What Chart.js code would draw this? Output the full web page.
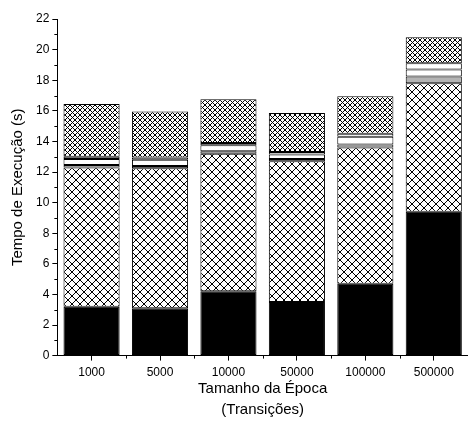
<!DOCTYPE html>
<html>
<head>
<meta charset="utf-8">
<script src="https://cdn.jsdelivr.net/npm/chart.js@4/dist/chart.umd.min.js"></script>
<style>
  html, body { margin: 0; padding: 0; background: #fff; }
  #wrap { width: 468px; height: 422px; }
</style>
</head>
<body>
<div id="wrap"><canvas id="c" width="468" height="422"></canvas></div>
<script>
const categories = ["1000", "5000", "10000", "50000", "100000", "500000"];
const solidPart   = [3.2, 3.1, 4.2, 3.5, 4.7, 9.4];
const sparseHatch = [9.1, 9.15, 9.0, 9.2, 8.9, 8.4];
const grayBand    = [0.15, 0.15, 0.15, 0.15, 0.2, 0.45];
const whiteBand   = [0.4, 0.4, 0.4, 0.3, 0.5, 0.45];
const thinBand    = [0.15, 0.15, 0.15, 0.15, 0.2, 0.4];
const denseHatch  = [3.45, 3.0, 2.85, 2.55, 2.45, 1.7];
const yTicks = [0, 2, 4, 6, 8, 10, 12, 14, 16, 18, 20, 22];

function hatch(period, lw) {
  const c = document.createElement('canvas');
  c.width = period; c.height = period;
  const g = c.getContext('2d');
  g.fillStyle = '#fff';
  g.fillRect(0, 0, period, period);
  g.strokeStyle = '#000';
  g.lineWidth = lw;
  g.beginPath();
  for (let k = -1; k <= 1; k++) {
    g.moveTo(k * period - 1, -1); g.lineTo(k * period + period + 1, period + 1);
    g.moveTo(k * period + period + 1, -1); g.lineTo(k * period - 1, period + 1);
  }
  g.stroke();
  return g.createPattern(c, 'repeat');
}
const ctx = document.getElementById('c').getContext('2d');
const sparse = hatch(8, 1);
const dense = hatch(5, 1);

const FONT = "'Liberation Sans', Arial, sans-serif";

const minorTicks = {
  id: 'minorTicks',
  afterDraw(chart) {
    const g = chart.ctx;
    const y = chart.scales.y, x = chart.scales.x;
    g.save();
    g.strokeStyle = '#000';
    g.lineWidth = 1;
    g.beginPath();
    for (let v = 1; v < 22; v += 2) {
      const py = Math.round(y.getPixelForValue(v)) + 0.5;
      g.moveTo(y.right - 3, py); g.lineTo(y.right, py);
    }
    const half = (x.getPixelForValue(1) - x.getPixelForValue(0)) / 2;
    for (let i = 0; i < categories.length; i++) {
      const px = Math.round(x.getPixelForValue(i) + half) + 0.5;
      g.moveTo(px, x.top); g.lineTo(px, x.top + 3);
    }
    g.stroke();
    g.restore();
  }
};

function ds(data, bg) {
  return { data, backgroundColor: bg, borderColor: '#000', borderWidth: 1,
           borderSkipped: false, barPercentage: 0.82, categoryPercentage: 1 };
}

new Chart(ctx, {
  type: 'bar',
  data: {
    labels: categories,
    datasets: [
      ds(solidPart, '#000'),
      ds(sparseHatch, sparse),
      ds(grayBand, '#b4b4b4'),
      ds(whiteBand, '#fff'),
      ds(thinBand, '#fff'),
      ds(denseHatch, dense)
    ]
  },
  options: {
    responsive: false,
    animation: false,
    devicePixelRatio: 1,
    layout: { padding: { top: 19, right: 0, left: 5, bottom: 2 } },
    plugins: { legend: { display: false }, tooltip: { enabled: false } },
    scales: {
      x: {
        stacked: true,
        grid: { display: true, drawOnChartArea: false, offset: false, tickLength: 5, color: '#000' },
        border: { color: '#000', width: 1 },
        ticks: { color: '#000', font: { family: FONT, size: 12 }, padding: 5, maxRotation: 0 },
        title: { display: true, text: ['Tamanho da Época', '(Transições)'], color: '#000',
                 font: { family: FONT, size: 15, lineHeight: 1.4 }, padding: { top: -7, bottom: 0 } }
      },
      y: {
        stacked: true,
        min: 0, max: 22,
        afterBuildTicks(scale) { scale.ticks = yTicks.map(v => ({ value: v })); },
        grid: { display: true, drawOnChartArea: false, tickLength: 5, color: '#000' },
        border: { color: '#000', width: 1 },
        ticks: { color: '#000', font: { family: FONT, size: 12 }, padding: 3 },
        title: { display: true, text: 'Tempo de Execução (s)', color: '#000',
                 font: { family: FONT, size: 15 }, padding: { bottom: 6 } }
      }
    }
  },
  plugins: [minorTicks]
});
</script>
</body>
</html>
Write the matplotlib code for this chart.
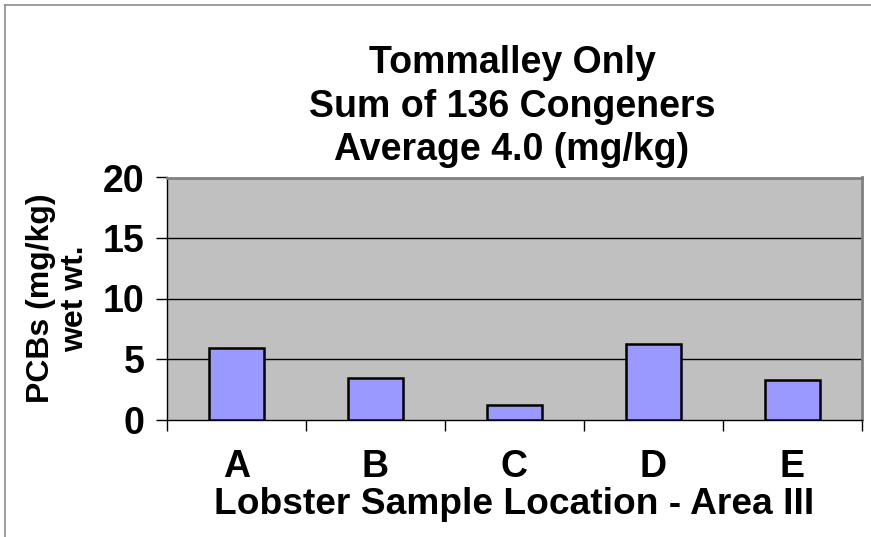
________________
TASK INSTRUCTIONS:
The records shown above are to be repeated exactly, with the pictures left out.

TASK OUTPUT:
What Chart.js code would draw this? Output the full web page.
<!DOCTYPE html>
<html>
<head>
<meta charset="utf-8">
<script src="https://cdn.jsdelivr.net/npm/chart.js@4/dist/chart.umd.min.js"></script>
<style>
  html, body { margin: 0; padding: 0; background: #fff; }
  #wrap { width: 468px; height: 422px; }
</style>
</head>
<body>
<div id="wrap"><canvas id="c" width="468" height="422"></canvas></div>
<script>
const categories = ["1000", "5000", "10000", "50000", "100000", "500000"];
const solidPart   = [3.2, 3.1, 4.2, 3.5, 4.7, 9.4];
const sparseHatch = [9.1, 9.15, 9.0, 9.2, 8.9, 8.4];
const grayBand    = [0.15, 0.15, 0.15, 0.15, 0.2, 0.45];
const whiteBand   = [0.4, 0.4, 0.4, 0.3, 0.5, 0.45];
const thinBand    = [0.15, 0.15, 0.15, 0.15, 0.2, 0.4];
const denseHatch  = [3.45, 3.0, 2.85, 2.55, 2.45, 1.7];
const yTicks = [0, 2, 4, 6, 8, 10, 12, 14, 16, 18, 20, 22];

function hatch(period, lw) {
  const c = document.createElement('canvas');
  c.width = period; c.height = period;
  const g = c.getContext('2d');
  g.fillStyle = '#fff';
  g.fillRect(0, 0, period, period);
  g.strokeStyle = '#000';
  g.lineWidth = lw;
  g.beginPath();
  for (let k = -1; k <= 1; k++) {
    g.moveTo(k * period - 1, -1); g.lineTo(k * period + period + 1, period + 1);
    g.moveTo(k * period + period + 1, -1); g.lineTo(k * period - 1, period + 1);
  }
  g.stroke();
  return g.createPattern(c, 'repeat');
}
const ctx = document.getElementById('c').getContext('2d');
const sparse = hatch(8, 1);
const dense = hatch(5, 1);

const FONT = "'Liberation Sans', Arial, sans-serif";

const minorTicks = {
  id: 'minorTicks',
  afterDraw(chart) {
    const g = chart.ctx;
    const y = chart.scales.y, x = chart.scales.x;
    g.save();
    g.strokeStyle = '#000';
    g.lineWidth = 1;
    g.beginPath();
    for (let v = 1; v < 22; v += 2) {
      const py = Math.round(y.getPixelForValue(v)) + 0.5;
      g.moveTo(y.right - 3, py); g.lineTo(y.right, py);
    }
    const half = (x.getPixelForValue(1) - x.getPixelForValue(0)) / 2;
    for (let i = 0; i < categories.length; i++) {
      const px = Math.round(x.getPixelForValue(i) + half) + 0.5;
      g.moveTo(px, x.top); g.lineTo(px, x.top + 3);
    }
    g.stroke();
    g.restore();
  }
};

function ds(data, bg) {
  return { data, backgroundColor: bg, borderColor: '#000', borderWidth: 1,
           borderSkipped: false, barPercentage: 0.82, categoryPercentage: 1 };
}

new Chart(ctx, {
  type: 'bar',
  data: {
    labels: categories,
    datasets: [
      ds(solidPart, '#000'),
      ds(sparseHatch, sparse),
      ds(grayBand, '#b4b4b4'),
      ds(whiteBand, '#fff'),
      ds(thinBand, '#fff'),
      ds(denseHatch, dense)
    ]
  },
  options: {
    responsive: false,
    animation: false,
    devicePixelRatio: 1,
    layout: { padding: { top: 19, right: 0, left: 5, bottom: 2 } },
    plugins: { legend: { display: false }, tooltip: { enabled: false } },
    scales: {
      x: {
        stacked: true,
        grid: { display: true, drawOnChartArea: false, offset: false, tickLength: 5, color: '#000' },
        border: { color: '#000', width: 1 },
        ticks: { color: '#000', font: { family: FONT, size: 12 }, padding: 5, maxRotation: 0 },
        title: { display: true, text: ['Tamanho da Época', '(Transições)'], color: '#000',
                 font: { family: FONT, size: 15, lineHeight: 1.4 }, padding: { top: -7, bottom: 0 } }
      },
      y: {
        stacked: true,
        min: 0, max: 22,
        afterBuildTicks(scale) { scale.ticks = yTicks.map(v => ({ value: v })); },
        grid: { display: true, drawOnChartArea: false, tickLength: 5, color: '#000' },
        border: { color: '#000', width: 1 },
        ticks: { color: '#000', font: { family: FONT, size: 12 }, padding: 3 },
        title: { display: true, text: 'Tempo de Execução (s)', color: '#000',
                 font: { family: FONT, size: 15 }, padding: { bottom: 6 } }
      }
    }
  },
  plugins: [minorTicks]
});
</script>
</body>
</html>
Write the matplotlib code for this chart.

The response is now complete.